HealthBy Sunday World
Mixing energy drinks with alcohol is ‘like cocaine’ for teens

Teenagers who mix energy drinks with alcohol react as if they were on cocaine, new research claims.

Purdue University in Indiana has conducted a study into the effects of highly caffeinated energy drinks and highly caffeinated alcohol in adolescent mice. These alcohol studies cannot be performed in adolescent humans, but changes seen in mouse brains with drugs of abuse have been shown to correlate to those in humans in many drug studies.

The scientists found that when energy drinks with high levels of caffeine were mixed with alcohol and given to adolescent mice, they showed physical and neurochemical signs similar to mice given cocaine.

"It seems the two substances together push them over a limit that causes changes in their behaviour and changes the neurochemistry in their brains," said Professor Richard van Rijn. "We're clearly seeing effects of the combined drinks that we would not see if drinking one or the other."

With repeated exposure to the caffeinated alcohol, those adolescent mice became increasingly more active, much like mice given cocaine.

The researchers also detected increased levels of a specific protein, known as FosB, which is a marker of long-term changes in neurochemistry, elevated in those abusing drugs such as cocaine or morphine.

"That's one reason why it's so difficult for drug users to quit because of these lasting changes in the brain," authors explained in a statement.

It was also claimed that caffeinated alcohol had given mice so many intense highs that it had stunted their brain's reward centre. As a result, mice exposed to caffeinated alcohol during adolescence were less sensitive to the “pleasurable effects” of cocaine. It meant those mice would need more cocaine to get the same feeling that unaffected mice would get.
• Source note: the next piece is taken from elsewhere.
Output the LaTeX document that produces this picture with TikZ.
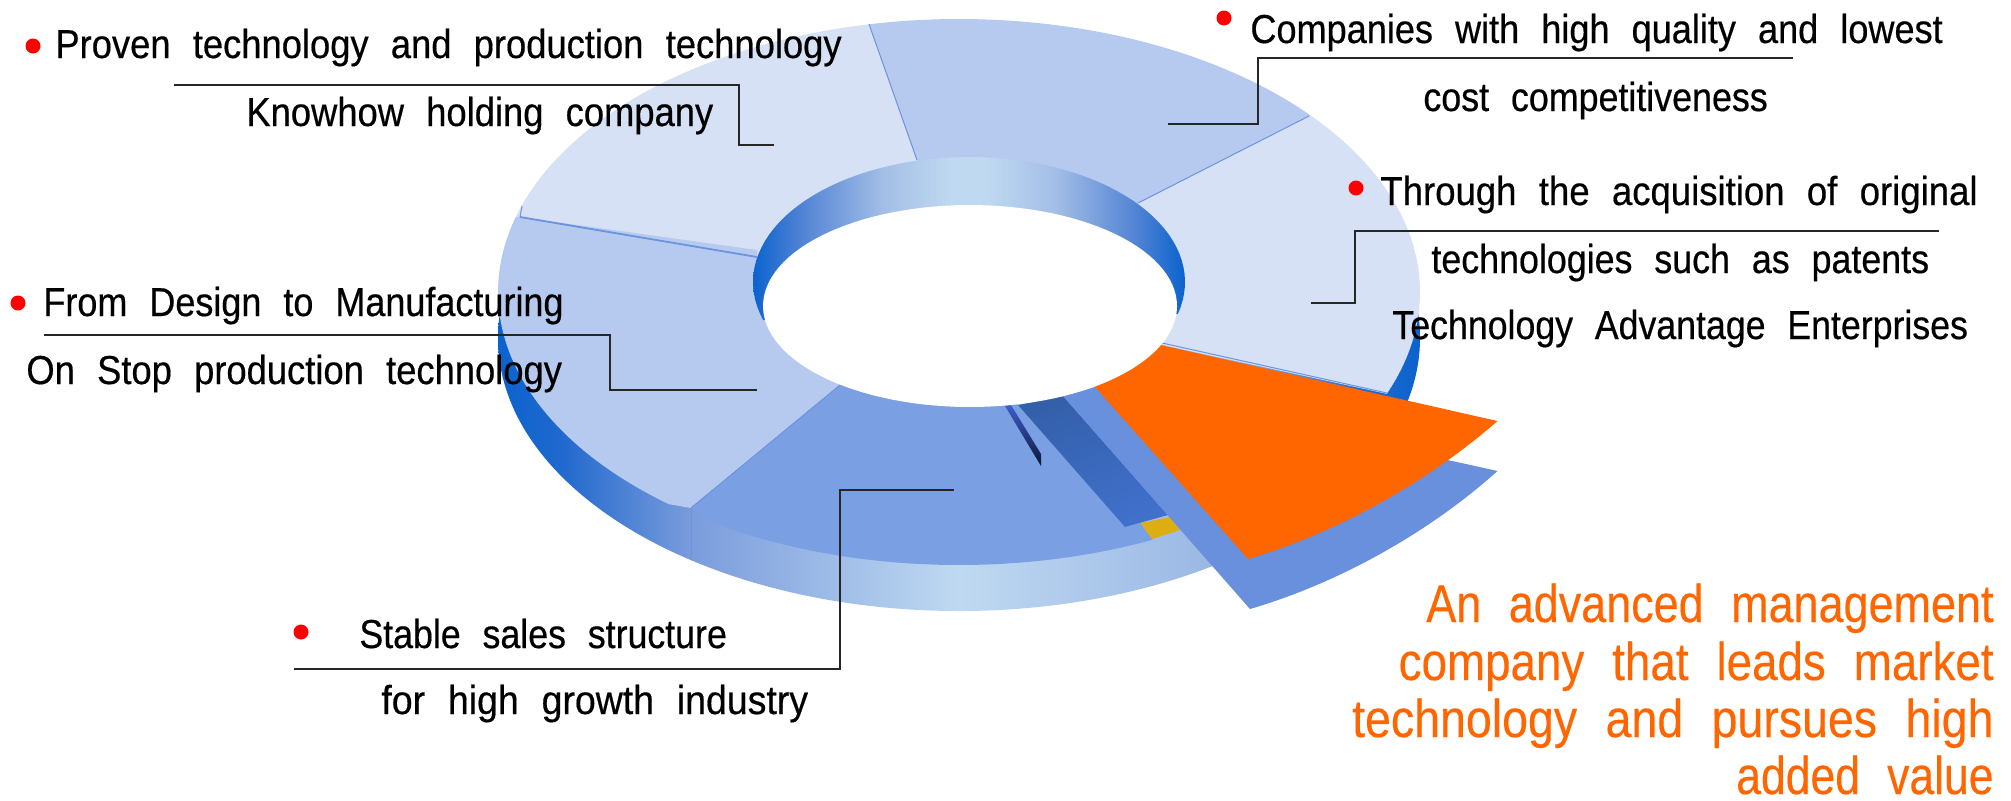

Professor van Rijn used saccharine - an artificial sweetener - as a substitute for cocaine to test the theory.

As predicted, the mice exposed to caffeinated alcohol in adolescence ate much more saccharine than the other mice.

“Mice that had been exposed to alcohol and caffeine were somewhat numb to the rewarding effects of cocaine as adults,” he said.

The results were published in the journal Alcohol.